= Kisah Pelayaran Abdullah ke Kelantan =

Malay literary text

Kisah Pelayaran Abdullah ke Kelantan (Jawi: ; English: The story of Abdullah’s voyage to Kelantan) is a Malay literary work of Abdullah bin Abdul Kadir. It was first published in 1838 in Singapore, and considered as the first Malay literary text being published commercially.

== Contents ==
The work recounts Abdullah’s voyage from Singapore to Kelantan with his companions, Grandpre and Baba Ko An to submit a letter from Sir George Bonham, Governor of Straits Settlements to Sultan of Kelantan. His writing includes his experiences during his stops in Pahang and Terengganu as well as what he experienced in Kelantan. This work also contains his advice to Malay rulers and comparisons he made between the British system of governing with that of Malay rulers.

== Publications ==
The first edition of the story was written both in Latin and Jawi, while the second edition (1852) was printed only in Jawi script. In 1855 the Dutch scholar J. Pijnappel later published special editions for students of Malay language. All these editions became references to H.C. Klinkert for his own edition intended for students in Dutch East Indies.

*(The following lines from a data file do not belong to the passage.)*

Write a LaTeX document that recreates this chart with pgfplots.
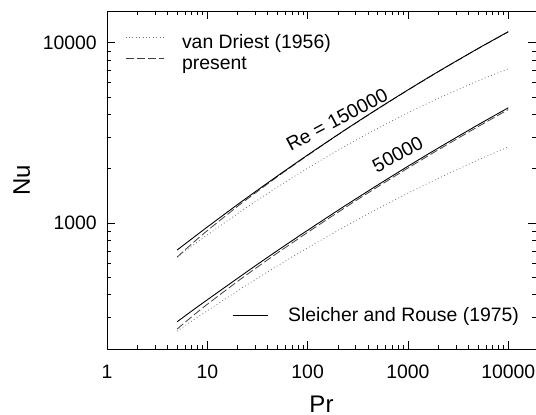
\documentclass[border=0pt]{standalone}
\usepackage{fontspec}
\setmainfont{Liberation Sans}
\usepackage{pgfplots}
\pgfplotsset{compat=1.18}
\usepackage{pgfplotstable}

% Nu against Pr; A: Re = 150000, B: Re = 50000
\pgfplotstableread{
Pr    solidA dashA dotA solidB dashB dotB
5     708    647   646  283    258   251
7     817    766   743  325    302   286
10    950    907   859  375    354   326
20    1265   1236  1126 493    474   420
30    1489   1466  1312 578    558   485
50    1824   1806  1581 703    682   578
70    2078   2064  1781 798    775   648
100   2383   2371  2013 911    887   728
200   3090   3083  2528 1174   1145  908
300   3582   3574  2871 1357   1326  1029
500   4301   4291  3351 1625   1588  1199
1000  5473   5461  4083 2064   2017  1463
2000  6912   6896  4909 2603   2544  1767
5000  9292   9271  6141 3505   3425  2237
10000 11514  11487 7163 4355   4256  2643
}\nudata

\newcommand{\txt}{\fontsize{19.4}{23}\selectfont}

\begin{document}
\begin{tikzpicture}
\begin{axis}[
  xmode=log, ymode=log,
  scale only axis, width=429pt, height=338pt,
  xmin=1, xmax=18900, ymin=200, ymax=15000,
  xtick={1,10,100,1000,10000}, xticklabels={1,10,100,1000,10000},
  ytick={1000,10000}, yticklabels={1000,10000},
  minor xtick={2,3,4,5,6,7,8,9,20,30,40,50,60,70,80,90,200,300,400,500,600,700,800,900,2000,3000,4000,5000,6000,7000,8000,9000},
  minor ytick={300,400,500,600,700,800,900,2000,3000,4000,5000,6000,7000,8000,9000},
  major tick length=8pt, minor tick length=4pt,
  tick style={black, line width=0.6pt},
  axis line style={line width=0.8pt},
  tick label style={font=\txt, inner sep=0pt},
  xticklabel style={yshift=-16pt},
  yticklabel style={xshift=-10pt},
  xlabel={Pr}, ylabel={Nu},
  label style={font=\fontsize{24}{28}\selectfont, inner sep=0pt},
  xlabel style={at={(axis description cs:0.5,-0.139)}, anchor=north},
  ylabel style={at={(axis description cs:-0.219,0.5)}, anchor=north},
  legend style={draw=none, fill=none, at={(axis description cs:0.042,0.932)}, anchor=north west,
    inner sep=0pt, font=\txt, row sep=3pt, column sep=18pt,
    nodes={inner sep=0pt, text height=14pt, text depth=4pt}},
  legend cell align=left,
  legend image code/.code={\draw[#1] (0pt,5.5pt) -- (38pt,5.5pt);},
  every axis plot/.append style={smooth},
]
\addplot[black!55, line width=0.8pt, dash pattern=on 0.8pt off 2.6pt] table[x=Pr, y=dotA] {\nudata};
\addlegendentry{van Driest (1956)}
\addplot[black!75, line width=0.8pt, dash pattern=on 8pt off 3pt] table[x=Pr, y=dashA] {\nudata};
\addlegendentry{present}
\addplot[black!55, line width=0.8pt, dash pattern=on 0.8pt off 2.6pt, forget plot] table[x=Pr, y=dotB] {\nudata};
\addplot[black!75, line width=0.8pt, dash pattern=on 8pt off 3pt, forget plot] table[x=Pr, y=dashB] {\nudata};
\addplot[black, line width=0.9pt, forget plot] table[x=Pr, y=solidA] {\nudata};
\addplot[black, line width=0.9pt, forget plot] table[x=Pr, y=solidB] {\nudata};

\node[font=\txt, rotate=28] at (axis cs:196,3735) {Re = 150000};
\node[font=\txt, rotate=28] at (axis cs:790,2400) {50000};

% legend key for the solid curves
\draw[black, line width=0.9pt] (axis description cs:0.2937,0.0991) -- (axis description cs:0.3753,0.0991);
\node[font=\txt, inner sep=0pt, anchor=base west] at (axis description cs:0.4219,0.0828) {Sleicher and Rouse (1975)};
\end{axis}
\pgfresetboundingbox
\path (-107pt,-66pt) rectangle (429pt,349pt);
\end{tikzpicture}
\end{document}
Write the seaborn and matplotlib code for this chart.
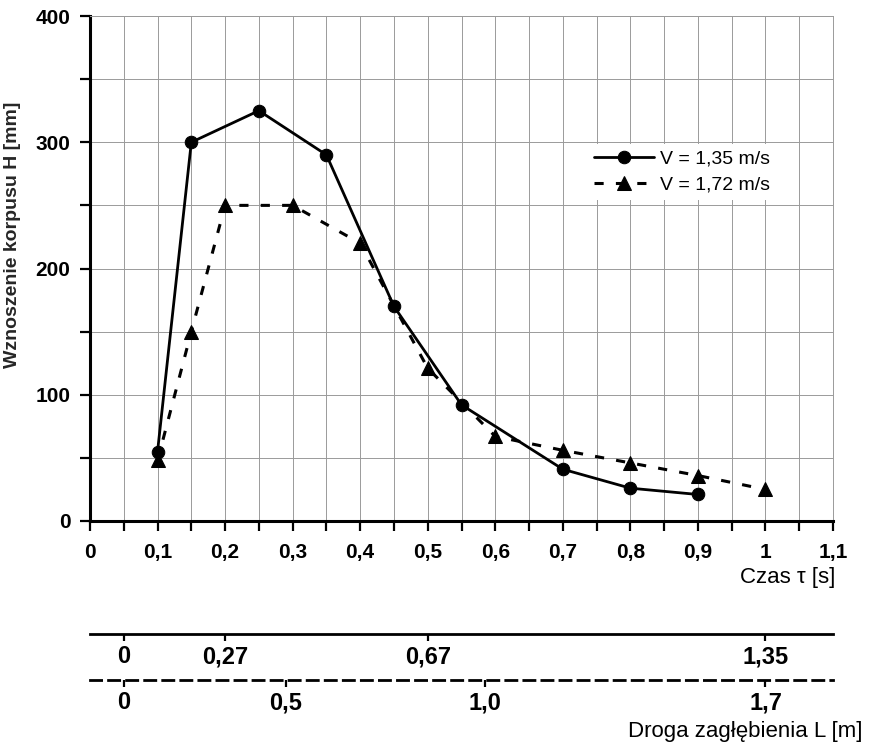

A translation into English was made by A.E. Cooper and published in 1949 by the Malaya Publishing House, Singapore.

In Malaysia, the story was re-published in 1960 by the editor Kassim Ahmad. In 2005, it was edited by Amin Sweeney and published as part of a collection of complete works of Abdullah bin Abdul Kadir.

In 2022, this work was published by Legasi Pemikir - LEKIR, with transliteration by Saufy Jauhary.